I’m very interested in the process of integration in East Africa – it is a fascinating experiment. What we know in Europe about integration is that it is a powerful driver of growth and it is taking place within economies that are already doing very well.  My expectation is that with further integration this boost will continue. This will also be instrumental in facilitating integration of the African economy into the global economy.  It is important that this is about trade and investment as well as monetary integration.

What specific sectors are Italian companies targeting in East Africa?

Italian companies are looking for opportunities for investment and market expansion. They are also flexible enough to integrate in the economies of East Africa, which are not only integrating but also transforming themselves. Italian companies have diverse expertise including investment tools, machinery and high value added goods. They can make the best of dynamic expansionary situations because of their specific comparative advantage — they are keen on doing this.

Dynamic Italian companies are, for instance, specialised in machine tools so any process of industrial transformation would benefit from intermediate and capital goods coming in from those companies.

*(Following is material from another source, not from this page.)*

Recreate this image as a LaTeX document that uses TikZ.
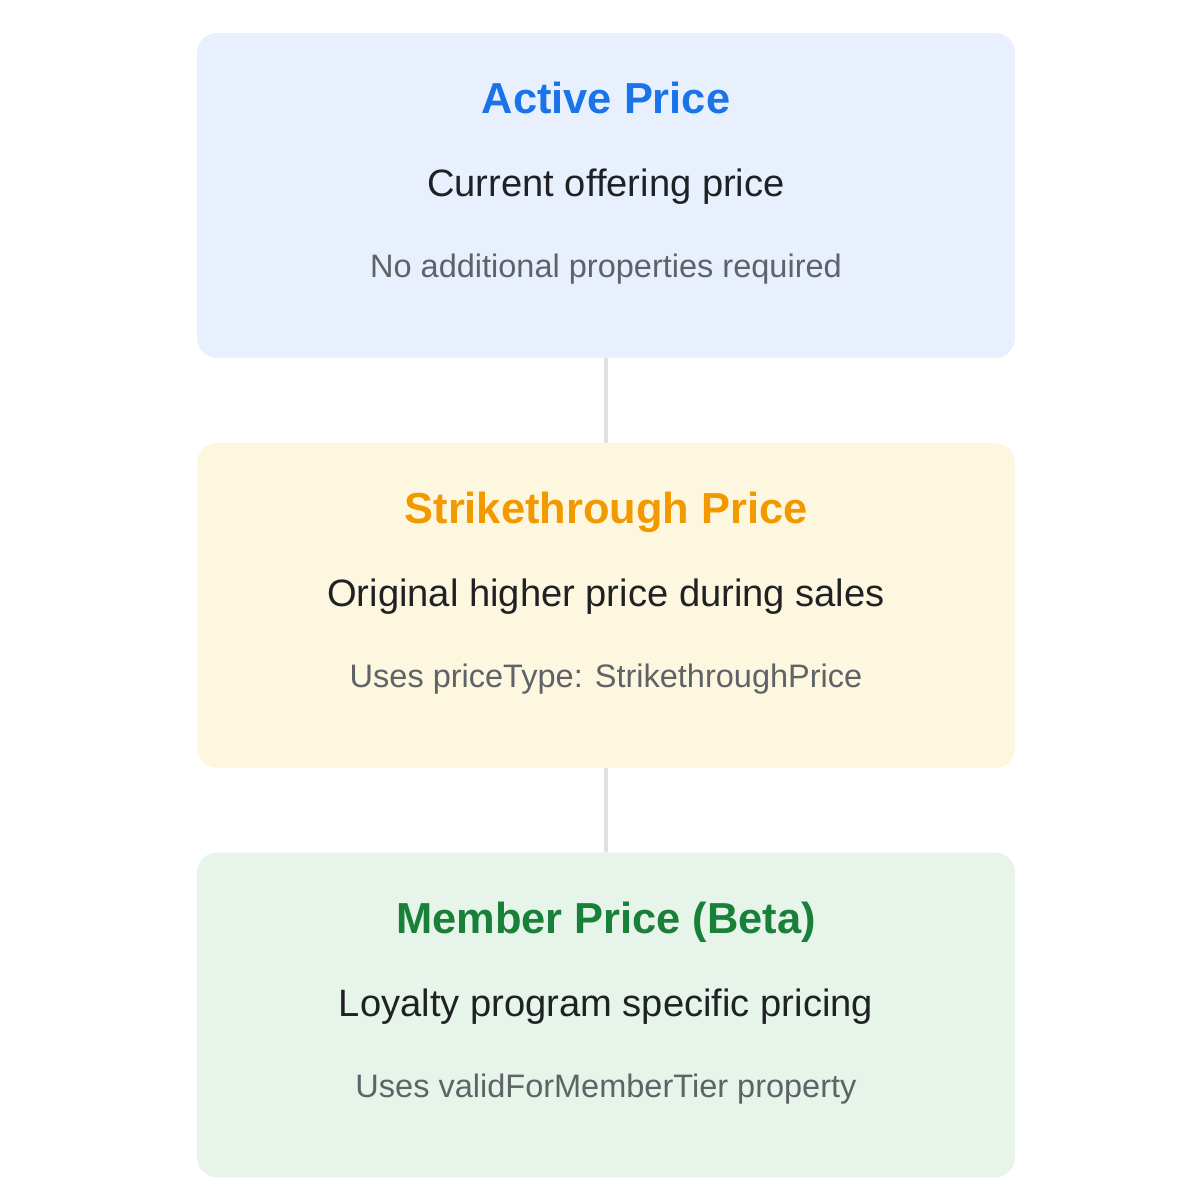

But they are also capable of transferring management and production technology based on ICT that can be applied to African companies.

Let me add that Italian companies also have a comparative advantage in energy sources, especially renewable energy, which could be of interest.
One thing that can help this process would be to know more about the characteristics of the integration process and to learn more about this part of the world.

Currently, the EAC is in the advanced stages of launching a monetary union. What lessons can these countries draw from the Eurozone crisis?

There are a number of lessons – one is that having a good integration of the real side of the economy in terms of labour markets, business environment so that companies can easily reallocate resources, will make the monetary union much stronger.

What makes monetary union difficult to manage is rigidities in labour markets and lack of competition on one hand and difficulties in reconciling monetary stability with fiscal equilibrium on the other hand.

It is also important to design macroeconomic rules and institutions in a way that allows convergence in a gradual but precise way. If the target is to form a monetary union, then ensure fiscal sustainability and growth at the same time.

One of the problems that the European economies are facing right now is that there is lack of growth, making the functioning of the Eurozone particularly difficult.

Africa is increasingly developing a number of ground breaking partnerships with the rest of the world, with China taking the lead. How do you view this development?

This is a very important opportunity provided that the playing field on which this competition takes place remains level and transparent. Otherwise, there may be risks of becoming captive of some national policies that may in the long run not be so positive for the country.

For instance, in some cases, countries may offer resources without looking at the environment in which those resources are invested.

It is important to establish ties with other economies. It is equally important that while integration proceeds, alternatives are kept open.  Integration should be global and not just bilateral to avoid being captive of certain countries with a lot of resources.

What are the prospects the region?

I’m convinced that Africa has a bright future — most of the African countries are on the right path and I hope this can be achieved with increasing integration plus stability from a political and social point of view.